Their results showreel depicts multiple instances of the AIs accessing inaccessible areas via ramps and other clever methods. However, in the actual paper page 51, they list all the hand-authored tasks they used to test the agents on, and mention that for some of them the agents did not get >0 reward. One of the tasks that the agents got 0 reward on is:

Tool Use Climb 1: The agent must use the objects to reach a higher floor with the target object.

So… what gives? They have video of the agents using objects to reach a higher floor containing the target object, multiple separate times. But then in the chart it says failed to achieve reward >0.

EDIT: Maybe the paper just has a typo? The blog post contains this image, which appears to show non-zero reward for the “tool use” task, zero-shot:

Daniel Kokotajlo29 Jul 2021 13:26 UTC

LW: 16 AF: 8

8 comments1 min readLW link

Vanessa Kosoy 29 Jul 2021 16:49 UTC
LW: 14 AF: 9
0
AF
On page 28 they say:

Whilst some tasks do show successful ramp building (Figure 21), some hand-authored tasks require multiple ramps to be built to navigate up multiple floors which are inaccessible. In these tasks the agent fails.

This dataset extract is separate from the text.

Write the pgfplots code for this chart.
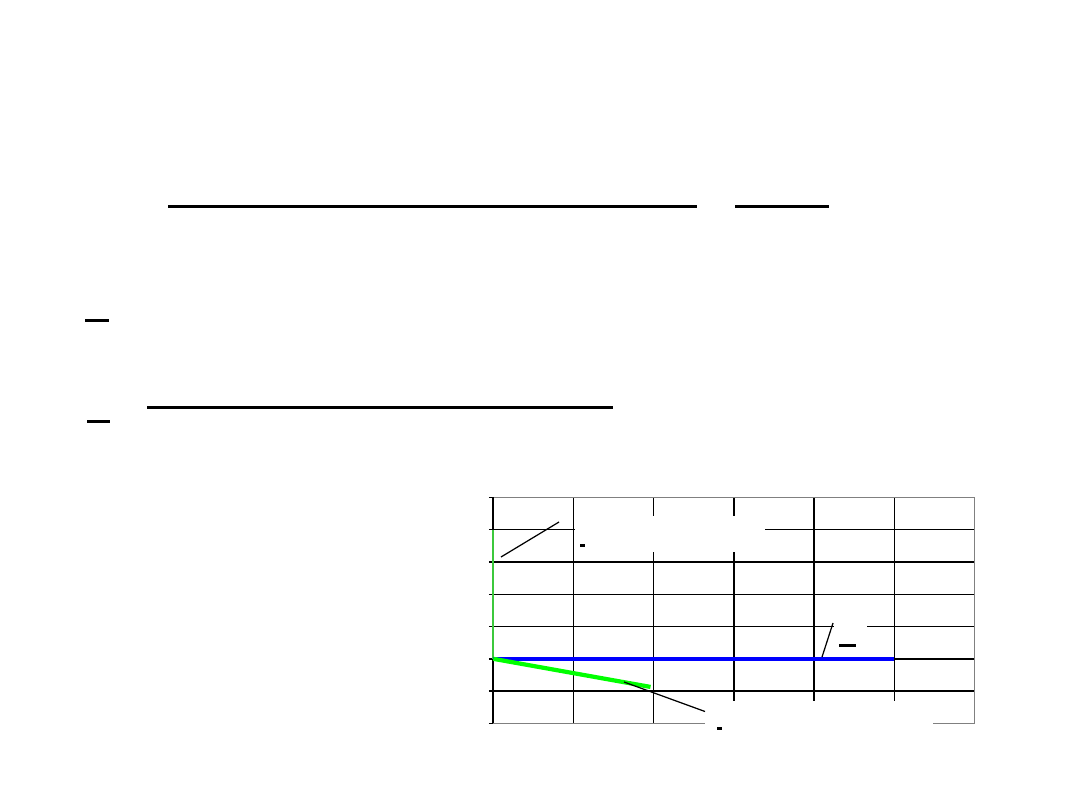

From this, I’m guessing that it sometimes succeeds to build one ramp, but fails when the task requires building multiple ramps.
- Daniel Kokotajlo 29 Jul 2021 17:08 UTC
  LW: 2 AF: 2
  0
  AF Parent
  Nice, I missed that! Thanks!

jbkjr 29 Jul 2021 14:23 UTC
3 points
0
One idea as to the source of the potential discrepancy… did any of the task prompts for the tasks in which it did figure out how to use tools tell it explicitly to “use the objects to reach a higher floor,” or something similar? I’m wondering if the cases where it did use tools are examples where doing so was instrumentally useful to achieving a prompted objective that didn’t explicitly require tool use.
- Daniel Kokotajlo 29 Jul 2021 16:02 UTC
  2 points
  0
  Parent
  None of the prompts tell it what to do, they aren’t even in english. (Or so I think? correct me if I’m wrong!) Instead they are in propositional logic, using atoms that refer to objects, colors, relations, and players. They just give the reward function in disjunctive normal form (i.e. big chain of disjunctions) and present it to the agent to observe.
Daniel Kokotajlo 29 Jul 2021 13:35 UTC
LW: 2 AF: 2
0
AF
Also, what does the “1G 38G 152G” mean in the image? I can’t tell. I would have thought it means number of games trained on, or something, except that at the top it says 0-Shot.
- Jozdien 29 Jul 2021 14:16 UTC
  3 points
  0
  Parent
  From the description of that figure in the paper, it says “three points in training” of a generation 5 agent, so probably the performance of that agent on the task at different learning steps?
  Edit: To clarify, I think it’s 0-shot learning on the six hand-authored tasks in the figure, but is being trained on other tasks to improve on normalized score percentiles. That figure is meant to show the correlation of this metric with improvement on the hand-authored tasks.
  - Daniel Kokotajlo 29 Jul 2021 16:01 UTC
    3 points
    0
    Parent
    In that case, the thing in the paper must be a typo, because the “Tool Use” graph here is clearly >0 reward, even for the 1G agent.
    - Jozdien 29 Jul 2021 17:24 UTC
      3 points
      0
      Parent
      It could be that the Tool Use in the graph is the “Tool Use Gap” task instead of the “Tool Use Climb” task. But they don’t specify anywhere I could find easily.